Problem details: From the listing below, extract each entry exactly as written, minus the images.
********************
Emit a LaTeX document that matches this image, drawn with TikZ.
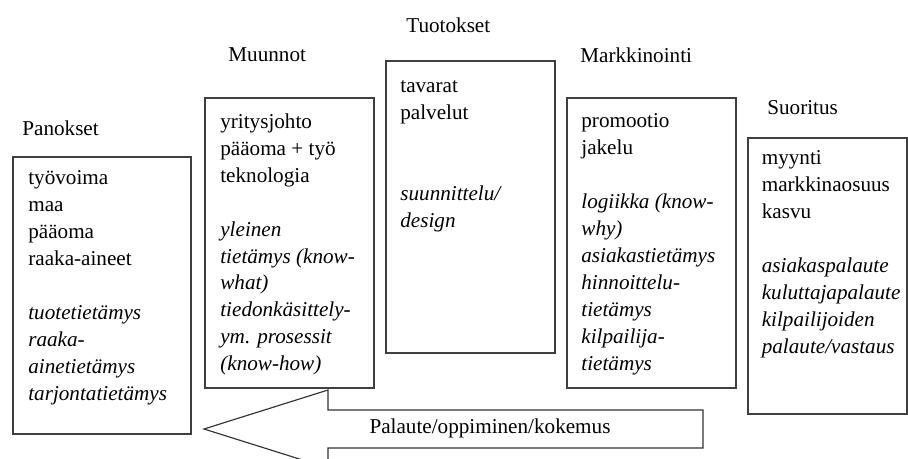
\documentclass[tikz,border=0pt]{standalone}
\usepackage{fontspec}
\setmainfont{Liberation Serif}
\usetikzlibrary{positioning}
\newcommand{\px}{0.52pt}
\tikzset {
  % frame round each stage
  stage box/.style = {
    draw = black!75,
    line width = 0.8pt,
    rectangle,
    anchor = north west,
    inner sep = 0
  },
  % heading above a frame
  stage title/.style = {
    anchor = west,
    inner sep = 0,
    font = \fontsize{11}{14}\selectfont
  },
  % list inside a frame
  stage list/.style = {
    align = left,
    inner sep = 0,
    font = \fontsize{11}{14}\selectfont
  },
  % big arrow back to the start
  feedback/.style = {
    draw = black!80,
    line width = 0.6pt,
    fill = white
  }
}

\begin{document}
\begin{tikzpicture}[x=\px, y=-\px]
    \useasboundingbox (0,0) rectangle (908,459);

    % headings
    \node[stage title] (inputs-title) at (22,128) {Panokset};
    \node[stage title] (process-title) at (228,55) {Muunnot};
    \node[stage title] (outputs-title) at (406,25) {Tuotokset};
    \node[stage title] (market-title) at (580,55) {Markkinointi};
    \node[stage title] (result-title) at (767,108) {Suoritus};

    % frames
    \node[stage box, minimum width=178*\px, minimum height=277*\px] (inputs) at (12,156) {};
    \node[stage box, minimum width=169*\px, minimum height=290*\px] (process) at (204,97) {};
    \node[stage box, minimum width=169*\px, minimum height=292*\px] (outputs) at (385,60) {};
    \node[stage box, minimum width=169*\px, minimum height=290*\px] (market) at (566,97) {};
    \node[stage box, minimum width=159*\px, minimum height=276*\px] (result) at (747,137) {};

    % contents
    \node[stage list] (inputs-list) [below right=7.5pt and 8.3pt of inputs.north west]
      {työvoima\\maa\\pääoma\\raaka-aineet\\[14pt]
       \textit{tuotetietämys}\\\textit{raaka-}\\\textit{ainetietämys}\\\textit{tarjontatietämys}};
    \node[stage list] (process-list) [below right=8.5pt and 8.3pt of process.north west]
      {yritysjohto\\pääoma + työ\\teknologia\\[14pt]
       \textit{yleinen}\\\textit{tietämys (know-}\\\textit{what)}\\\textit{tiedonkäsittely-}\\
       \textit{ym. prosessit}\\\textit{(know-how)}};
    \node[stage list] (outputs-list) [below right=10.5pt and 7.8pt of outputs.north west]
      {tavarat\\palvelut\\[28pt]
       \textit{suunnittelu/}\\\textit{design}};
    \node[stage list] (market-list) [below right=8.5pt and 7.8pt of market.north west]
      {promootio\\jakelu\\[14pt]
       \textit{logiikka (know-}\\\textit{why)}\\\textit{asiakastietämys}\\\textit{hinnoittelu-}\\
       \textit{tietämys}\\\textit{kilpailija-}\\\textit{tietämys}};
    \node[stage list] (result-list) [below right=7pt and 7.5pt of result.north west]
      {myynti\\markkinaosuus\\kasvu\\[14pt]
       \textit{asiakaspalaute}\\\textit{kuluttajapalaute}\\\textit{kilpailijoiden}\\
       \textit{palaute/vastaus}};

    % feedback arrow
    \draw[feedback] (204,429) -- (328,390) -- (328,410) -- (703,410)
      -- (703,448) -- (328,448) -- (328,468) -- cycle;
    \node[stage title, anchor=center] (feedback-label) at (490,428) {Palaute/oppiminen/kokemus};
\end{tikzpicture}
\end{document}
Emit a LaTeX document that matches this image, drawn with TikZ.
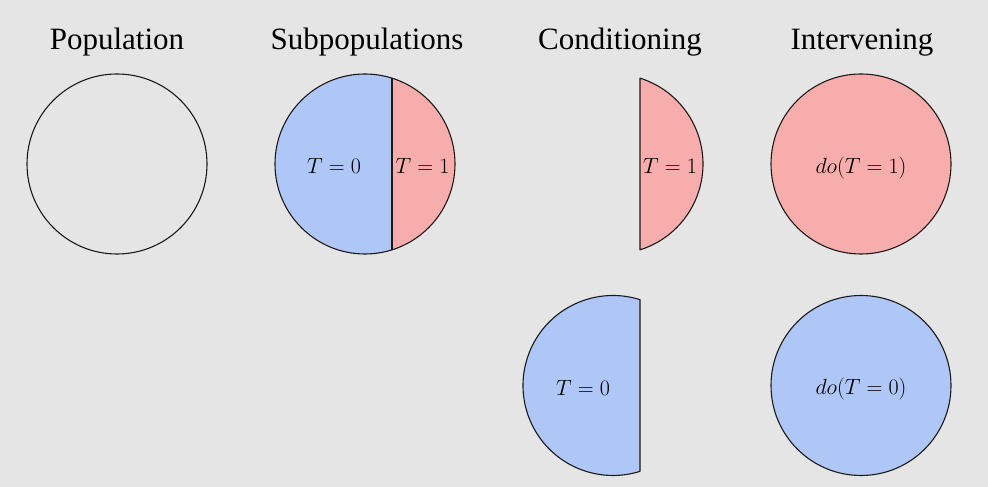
********************
Correct answer:
Emit a LaTeX document that matches this image, drawn with TikZ.
\documentclass[tikz,border=0pt]{standalone}
\usepackage{fontspec}
\setmainfont{Liberation Serif}
\usetikzlibrary{positioning}
\newcommand{\px}{0.52pt}
\tikzset {
  % frame round each stage
  stage box/.style = {
    draw = black!75,
    line width = 0.8pt,
    rectangle,
    anchor = north west,
    inner sep = 0
  },
  % heading above a frame
  stage title/.style = {
    anchor = west,
    inner sep = 0,
    font = \fontsize{11}{14}\selectfont
  },
  % list inside a frame
  stage list/.style = {
    align = left,
    inner sep = 0,
    font = \fontsize{11}{14}\selectfont
  },
  % big arrow back to the start
  feedback/.style = {
    draw = black!80,
    line width = 0.6pt,
    fill = white
  }
}

\begin{document}
\begin{tikzpicture}[x=\px, y=-\px]
    \useasboundingbox (0,0) rectangle (908,459);

    % headings
    \node[stage title] (inputs-title) at (22,128) {Panokset};
    \node[stage title] (process-title) at (228,55) {Muunnot};
    \node[stage title] (outputs-title) at (406,25) {Tuotokset};
    \node[stage title] (market-title) at (580,55) {Markkinointi};
    \node[stage title] (result-title) at (767,108) {Suoritus};

    % frames
    \node[stage box, minimum width=178*\px, minimum height=277*\px] (inputs) at (12,156) {};
    \node[stage box, minimum width=169*\px, minimum height=290*\px] (process) at (204,97) {};
    \node[stage box, minimum width=169*\px, minimum height=292*\px] (outputs) at (385,60) {};
    \node[stage box, minimum width=169*\px, minimum height=290*\px] (market) at (566,97) {};
    \node[stage box, minimum width=159*\px, minimum height=276*\px] (result) at (747,137) {};

    % contents
    \node[stage list] (inputs-list) [below right=7.5pt and 8.3pt of inputs.north west]
      {työvoima\\maa\\pääoma\\raaka-aineet\\[14pt]
       \textit{tuotetietämys}\\\textit{raaka-}\\\textit{ainetietämys}\\\textit{tarjontatietämys}};
    \node[stage list] (process-list) [below right=8.5pt and 8.3pt of process.north west]
      {yritysjohto\\pääoma + työ\\teknologia\\[14pt]
       \textit{yleinen}\\\textit{tietämys (know-}\\\textit{what)}\\\textit{tiedonkäsittely-}\\
       \textit{ym. prosessit}\\\textit{(know-how)}};
    \node[stage list] (outputs-list) [below right=10.5pt and 7.8pt of outputs.north west]
      {tavarat\\palvelut\\[28pt]
       \textit{suunnittelu/}\\\textit{design}};
    \node[stage list] (market-list) [below right=8.5pt and 7.8pt of market.north west]
      {promootio\\jakelu\\[14pt]
       \textit{logiikka (know-}\\\textit{why)}\\\textit{asiakastietämys}\\\textit{hinnoittelu-}\\
       \textit{tietämys}\\\textit{kilpailija-}\\\textit{tietämys}};
    \node[stage list] (result-list) [below right=7pt and 7.5pt of result.north west]
      {myynti\\markkinaosuus\\kasvu\\[14pt]
       \textit{asiakaspalaute}\\\textit{kuluttajapalaute}\\\textit{kilpailijoiden}\\
       \textit{palaute/vastaus}};

    % feedback arrow
    \draw[feedback] (204,429) -- (328,390) -- (328,410) -- (703,410)
      -- (703,448) -- (328,448) -- (328,468) -- cycle;
    \node[stage title, anchor=center] (feedback-label) at (490,428) {Palaute/oppiminen/kokemus};
\end{tikzpicture}
\end{document}
Emit a LaTeX document that matches this image, drawn with TikZ.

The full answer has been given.